The actual amounts of the ingredients doesn't really matter and I am simply giving you proportions - just use whatever you have on hand. Fried Rice is so versatile and so good that I deliberately make lots of extra rice when I cook it or take home rice from Asian restaurants so I can always have rice on hand to make it. I hope you will try to make Fried Rice if you don't already know how. And if you are an old pro at making it, try some new ingredients or seasonings to make your Fried Rice different for a change.
P.S. - the photo will be posted when my computer allows me to add it in.
3 - 4 cups leftover white rice
2 - 3 eggs in a bowl, whisked with a fork until yolk is incorporated
4 - 5 green onions (scallions - 2 Tbsps reserved) or 1/2 cup chopped yellow onion and/or one garlic clove minced
3/4 cup to 1 cup of cut up meat of your choice - you can also use pieces of baked tofu
1/2 cup frozen peas
Optional: 1/2 cup of any other cooked meat or vegetables, cut in small pieces
4 - 6 Tablespoons light tasting vegetable oil (I used safflower - do not use olive oil!)
1 - 2 teaspoons salt (use only 1/2 teaspoon if using any other salty sauces)
1/4 to 1/2 teaspoon pepper - preferably white pepper
Optional: 1 - 2 Tablespoons of Soy Sauce, Thai Fish Sauce, Kecap Manis, Oyster Sauce, Hoisin Sauce, Ketchup, Sriracha, etc.
Heat wok and add 1 Tablespoon of oil (if using nonstick pan, do not preheat). When hot, add in the eggs and scramble lightly until just set, but still moist. Remove to a bowl until later.

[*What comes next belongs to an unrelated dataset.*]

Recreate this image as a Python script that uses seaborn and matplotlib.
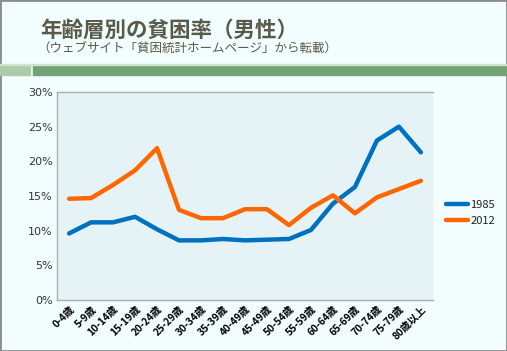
import matplotlib
matplotlib.use("Agg")
import matplotlib.pyplot as plt
import matplotlib.patches as patches
import seaborn as sns
import pandas as pd

# age groups (as printed on the original slide)
age_groups = ["0-4歳", "5-9歳", "10-14歳", "15-19歳", "20-24歳", "25-29歳",
              "30-34歳", "35-39歳", "40-49歳", "45-49歳", "50-54歳", "55-59歳",
              "60-64歳", "65-69歳", "70-74歳", "75-79歳", "80歳以上"]

# poverty rate, men (%)
rate_1985 = [9.6, 11.2, 11.2, 12.0, 10.2, 8.6, 8.6, 8.8, 8.6, 8.7, 8.8,
             10.1, 13.9, 16.3, 23.0, 25.0, 21.3]
rate_2012 = [14.6, 14.7, 16.6, 18.7, 21.9, 13.0, 11.8, 11.8, 13.1, 13.1, 10.8,
             13.3, 15.1, 12.5, 14.8, 16.0, 17.2]

years = ["1985", "2012"]
colors = {"1985": "#0070C0", "2012": "#FF6600"}

df = pd.DataFrame({
    "age": age_groups * 2,
    "pos": list(range(len(age_groups))) * 2,
    "rate": rate_1985 + rate_2012,
    "year": ["1985"] * len(age_groups) + ["2012"] * len(age_groups),
})

sns.set_style("white")
plt.rcParams["font.family"] = ["Noto Sans CJK JP", "DejaVu Sans"]

bg = "#F2FDFD"
fig = plt.figure(figsize=(5.07, 3.51), dpi=100, facecolor=bg)
W, H = 507, 351

# slide frame
fig.patches.append(patches.Rectangle((0, 0), 1, 1, transform=fig.transFigure,
                                     fill=False, edgecolor="#8C8C8C", linewidth=2))
# green header bars
fig.patches.append(patches.Rectangle((0, 1 - 75 / H), 30 / W, 10 / H,
                                     transform=fig.transFigure, color="#ABCBA9"))
fig.patches.append(patches.Rectangle((33 / W, 1 - 75 / H), 1 - 33 / W, 10 / H,
                                     transform=fig.transFigure, color="#72A276"))
fig.patches.append(patches.Rectangle((0, 1 - 65 / H), 1, 0.5 / H,
                                     transform=fig.transFigure, color="#D0E4D0"))

fig.text(40 / W, 1 - 30 / H, "年齢層別の貧困率（男性）", fontsize=15.5,
         color="#5A5A4A", va="center", ha="left", fontweight="bold")
fig.text(37 / W, 1 - 48 / H, "（ウェブサイト「貧困統計ホームページ」から転載）",
         fontsize=9, color="#5A5A4A", va="center", ha="left")

ax = fig.add_axes([57 / W, 1 - 300 / H, (433 - 57) / W, (300 - 92) / H])
ax.set_facecolor("#E6F3F6")

sns.lineplot(data=df, x="pos", y="rate", hue="year", palette=colors,
             hue_order=years, linewidth=3.2, ax=ax, legend=True)

ax.set_xlim(-0.55, len(age_groups) - 0.45)
ax.set_ylim(0, 30)
ax.set_yticks(range(0, 31, 5))
ax.set_yticklabels([f"{v}%" for v in range(0, 31, 5)], fontsize=8,
                   color="#333333", family=["DejaVu Sans"])
ax.set_xticks(range(len(age_groups)))
ax.set_xticklabels(age_groups, rotation=45, ha="right", rotation_mode="anchor",
                   fontsize=7.3, fontweight="bold", color="black")
ax.tick_params(axis="both", length=0, pad=3)
ax.set_xlabel("")
ax.set_ylabel("")

for side in ["top", "bottom", "left"]:
    ax.spines[side].set_color("#A8B0B0")
    ax.spines[side].set_linewidth(1)
ax.spines["right"].set_visible(False)

leg = ax.legend(loc="center left", bbox_to_anchor=(1.035, 0.42), frameon=False,
                fontsize=8, handlelength=2.0, handletextpad=0.15, labelspacing=0.55,
                borderaxespad=0, borderpad=0)
for t in leg.get_texts():
    t.set_color("#222222")

fig.savefig("out.png", dpi=100, facecolor=bg)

Add in remaining oil and heat before adding green onions (or yellow onions or garlic) and cook until slightly softened. Add rice and stir fry until grains are separated - about 3 minutes. Add in meat and frozen peas and any other vegetables. Stir fry for an additional 3 - 5 minutes, then add in egg and break up into small pieces with the spatula. Season the rice with salt, pepper and soy sauce (and fish sauce or any other sauce you are using). Continue to toss and stir fry until seasoning is completely incorporated - 2 to 3 minutes. Put into a large serving bowl and sprinkle with 2 Tablespoons of remaining green onions.
Five Element Analysis
This dish looks like it is balanced because it is colorful, but a few elements are more represented than others. This gives you a chance to play with the ingredients to find a good balance or serve it with other stir fry dishes. In this dish: rice belongs to the Metal Element so that one is covered and the green onions and/or yellow onions and garlic all contribute too. The eggs make sure the Water Element is present and so do any of the salty sauces, such as soy sauce and fish sauce, and the peas bring in the Wood Element as do any other green vegetables. Pork or Shrimp would add more Water and chicken would contribute Wood whereas Beef would add the needed Earth Element as would cabbage, carrots or water chestnuts - so consider adding one of these. Fire is the only element missing except for a tiny bit of pepper unless you add ketchup or Sriracha or red peppers, so you can serve the fried rice with chili sauce on the side or drink tea as your beverage and you will have a balanced one dish meal.